━━━ Records for this task

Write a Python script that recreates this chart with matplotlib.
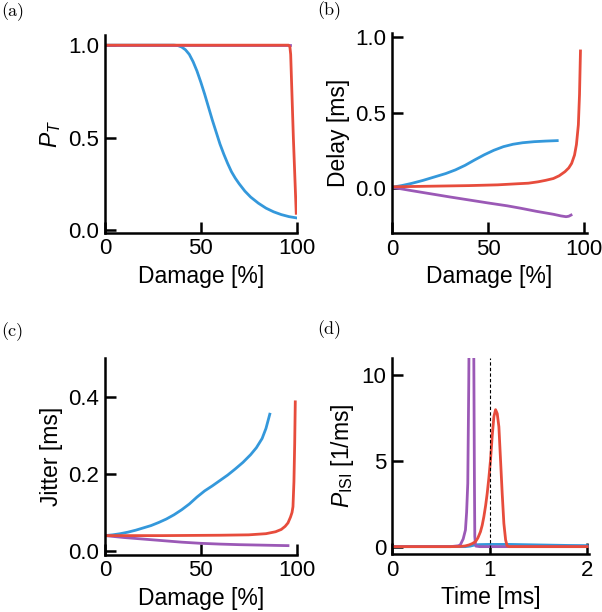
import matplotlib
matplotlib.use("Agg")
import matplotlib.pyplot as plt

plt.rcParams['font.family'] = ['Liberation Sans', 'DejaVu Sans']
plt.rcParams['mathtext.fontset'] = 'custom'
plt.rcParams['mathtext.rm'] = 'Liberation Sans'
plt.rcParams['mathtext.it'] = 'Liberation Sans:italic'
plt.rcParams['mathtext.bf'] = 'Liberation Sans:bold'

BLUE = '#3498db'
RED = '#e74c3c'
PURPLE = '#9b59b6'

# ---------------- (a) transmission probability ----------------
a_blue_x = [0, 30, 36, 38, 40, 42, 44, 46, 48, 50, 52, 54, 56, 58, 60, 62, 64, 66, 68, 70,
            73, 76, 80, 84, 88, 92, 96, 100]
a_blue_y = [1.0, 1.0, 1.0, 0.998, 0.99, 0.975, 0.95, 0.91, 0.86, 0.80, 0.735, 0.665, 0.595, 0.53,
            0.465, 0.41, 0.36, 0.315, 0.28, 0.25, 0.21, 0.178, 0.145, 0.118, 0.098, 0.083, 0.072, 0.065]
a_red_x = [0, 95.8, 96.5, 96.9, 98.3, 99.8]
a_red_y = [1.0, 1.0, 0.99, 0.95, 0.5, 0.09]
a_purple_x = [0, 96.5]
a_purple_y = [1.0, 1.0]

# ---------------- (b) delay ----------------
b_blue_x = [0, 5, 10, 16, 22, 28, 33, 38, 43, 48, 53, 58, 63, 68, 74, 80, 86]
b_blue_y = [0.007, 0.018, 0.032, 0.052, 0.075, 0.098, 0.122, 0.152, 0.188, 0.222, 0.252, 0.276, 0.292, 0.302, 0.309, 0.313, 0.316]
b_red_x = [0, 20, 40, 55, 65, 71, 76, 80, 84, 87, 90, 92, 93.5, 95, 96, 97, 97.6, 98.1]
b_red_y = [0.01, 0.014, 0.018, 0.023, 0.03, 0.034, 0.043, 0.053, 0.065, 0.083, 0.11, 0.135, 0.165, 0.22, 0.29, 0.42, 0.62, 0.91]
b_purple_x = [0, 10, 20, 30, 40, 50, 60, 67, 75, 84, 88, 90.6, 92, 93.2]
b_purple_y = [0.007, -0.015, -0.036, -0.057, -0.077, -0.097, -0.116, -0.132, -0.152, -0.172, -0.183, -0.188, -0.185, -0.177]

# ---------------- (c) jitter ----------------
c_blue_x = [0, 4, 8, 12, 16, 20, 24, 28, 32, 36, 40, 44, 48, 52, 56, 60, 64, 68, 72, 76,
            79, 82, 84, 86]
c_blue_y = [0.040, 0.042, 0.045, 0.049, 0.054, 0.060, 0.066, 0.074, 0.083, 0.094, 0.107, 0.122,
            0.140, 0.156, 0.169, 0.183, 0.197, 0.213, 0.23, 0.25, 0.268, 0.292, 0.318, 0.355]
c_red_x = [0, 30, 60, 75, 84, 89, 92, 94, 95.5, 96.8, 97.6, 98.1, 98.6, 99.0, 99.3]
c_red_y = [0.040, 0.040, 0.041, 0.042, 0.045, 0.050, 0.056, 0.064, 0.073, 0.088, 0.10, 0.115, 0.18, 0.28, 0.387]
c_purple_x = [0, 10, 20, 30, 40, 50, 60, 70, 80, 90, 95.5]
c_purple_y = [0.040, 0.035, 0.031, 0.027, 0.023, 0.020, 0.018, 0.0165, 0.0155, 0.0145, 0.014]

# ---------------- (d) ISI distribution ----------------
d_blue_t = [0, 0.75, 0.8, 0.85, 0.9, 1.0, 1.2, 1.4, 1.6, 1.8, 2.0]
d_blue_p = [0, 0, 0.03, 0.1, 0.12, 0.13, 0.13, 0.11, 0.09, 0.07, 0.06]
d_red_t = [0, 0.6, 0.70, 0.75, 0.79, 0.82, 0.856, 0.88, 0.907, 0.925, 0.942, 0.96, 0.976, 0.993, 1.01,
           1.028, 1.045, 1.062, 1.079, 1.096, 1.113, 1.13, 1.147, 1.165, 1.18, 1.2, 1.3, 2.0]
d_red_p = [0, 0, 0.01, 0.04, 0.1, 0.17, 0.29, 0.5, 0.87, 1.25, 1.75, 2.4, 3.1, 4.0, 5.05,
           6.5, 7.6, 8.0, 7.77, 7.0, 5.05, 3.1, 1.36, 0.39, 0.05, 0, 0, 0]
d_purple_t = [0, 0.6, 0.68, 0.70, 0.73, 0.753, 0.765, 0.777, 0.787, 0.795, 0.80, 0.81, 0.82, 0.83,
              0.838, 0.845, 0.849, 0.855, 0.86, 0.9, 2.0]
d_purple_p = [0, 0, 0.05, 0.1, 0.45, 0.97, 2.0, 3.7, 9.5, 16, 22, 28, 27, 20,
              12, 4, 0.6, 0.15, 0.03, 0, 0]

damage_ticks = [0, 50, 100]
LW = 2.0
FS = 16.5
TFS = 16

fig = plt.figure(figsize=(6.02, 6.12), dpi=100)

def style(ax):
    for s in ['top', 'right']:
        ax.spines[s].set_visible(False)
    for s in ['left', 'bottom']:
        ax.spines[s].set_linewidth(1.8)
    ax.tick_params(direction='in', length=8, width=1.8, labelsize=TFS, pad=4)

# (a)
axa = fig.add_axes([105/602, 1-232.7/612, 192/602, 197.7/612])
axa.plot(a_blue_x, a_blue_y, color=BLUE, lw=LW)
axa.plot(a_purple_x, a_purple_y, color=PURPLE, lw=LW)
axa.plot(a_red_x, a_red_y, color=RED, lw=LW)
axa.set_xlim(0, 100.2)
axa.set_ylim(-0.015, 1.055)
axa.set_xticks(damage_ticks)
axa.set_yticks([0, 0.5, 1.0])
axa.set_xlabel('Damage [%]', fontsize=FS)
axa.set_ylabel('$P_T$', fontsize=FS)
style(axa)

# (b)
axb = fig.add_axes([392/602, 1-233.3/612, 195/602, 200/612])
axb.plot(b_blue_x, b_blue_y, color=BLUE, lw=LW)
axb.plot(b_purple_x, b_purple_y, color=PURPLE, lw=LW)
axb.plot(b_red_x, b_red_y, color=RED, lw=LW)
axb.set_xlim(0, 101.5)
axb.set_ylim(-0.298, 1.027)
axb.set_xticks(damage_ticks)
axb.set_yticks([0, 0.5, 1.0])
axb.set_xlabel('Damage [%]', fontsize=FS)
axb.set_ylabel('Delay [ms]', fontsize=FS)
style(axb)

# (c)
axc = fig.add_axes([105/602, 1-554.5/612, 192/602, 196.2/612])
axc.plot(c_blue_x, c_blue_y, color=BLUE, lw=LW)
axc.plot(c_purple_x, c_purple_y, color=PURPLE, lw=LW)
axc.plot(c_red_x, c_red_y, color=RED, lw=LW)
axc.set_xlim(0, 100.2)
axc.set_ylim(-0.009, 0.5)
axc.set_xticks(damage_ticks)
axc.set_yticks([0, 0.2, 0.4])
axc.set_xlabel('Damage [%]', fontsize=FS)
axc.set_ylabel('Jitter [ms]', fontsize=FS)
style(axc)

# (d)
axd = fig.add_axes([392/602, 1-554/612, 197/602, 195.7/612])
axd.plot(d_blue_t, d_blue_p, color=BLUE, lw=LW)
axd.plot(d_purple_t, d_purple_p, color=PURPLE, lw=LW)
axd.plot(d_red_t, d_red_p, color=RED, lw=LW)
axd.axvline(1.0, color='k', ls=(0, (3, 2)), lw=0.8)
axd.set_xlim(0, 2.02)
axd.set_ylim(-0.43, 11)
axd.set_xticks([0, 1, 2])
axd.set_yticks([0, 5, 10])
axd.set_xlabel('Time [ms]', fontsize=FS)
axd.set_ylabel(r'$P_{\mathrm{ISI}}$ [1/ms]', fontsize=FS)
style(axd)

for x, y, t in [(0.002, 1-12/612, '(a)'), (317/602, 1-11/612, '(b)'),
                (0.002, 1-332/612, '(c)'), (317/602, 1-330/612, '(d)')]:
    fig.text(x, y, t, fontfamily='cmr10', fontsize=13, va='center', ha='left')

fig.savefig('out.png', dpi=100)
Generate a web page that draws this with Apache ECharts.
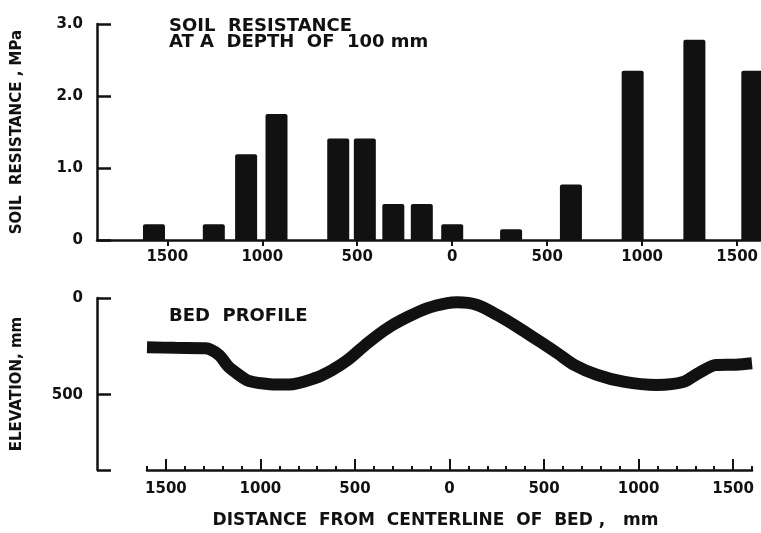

━━━━━━

*What you should do*
In the data above, please extract the lines from the first one through the line with "PURPLE = '#9b59b6'", exactly, and keep pictures out.

*Exercise response*
Write a Python script that recreates this chart with matplotlib.
import matplotlib
matplotlib.use("Agg")
import matplotlib.pyplot as plt

plt.rcParams['font.family'] = ['Liberation Sans', 'DejaVu Sans']
plt.rcParams['mathtext.fontset'] = 'custom'
plt.rcParams['mathtext.rm'] = 'Liberation Sans'
plt.rcParams['mathtext.it'] = 'Liberation Sans:italic'
plt.rcParams['mathtext.bf'] = 'Liberation Sans:bold'

BLUE = '#3498db'
RED = '#e74c3c'
PURPLE = '#9b59b6'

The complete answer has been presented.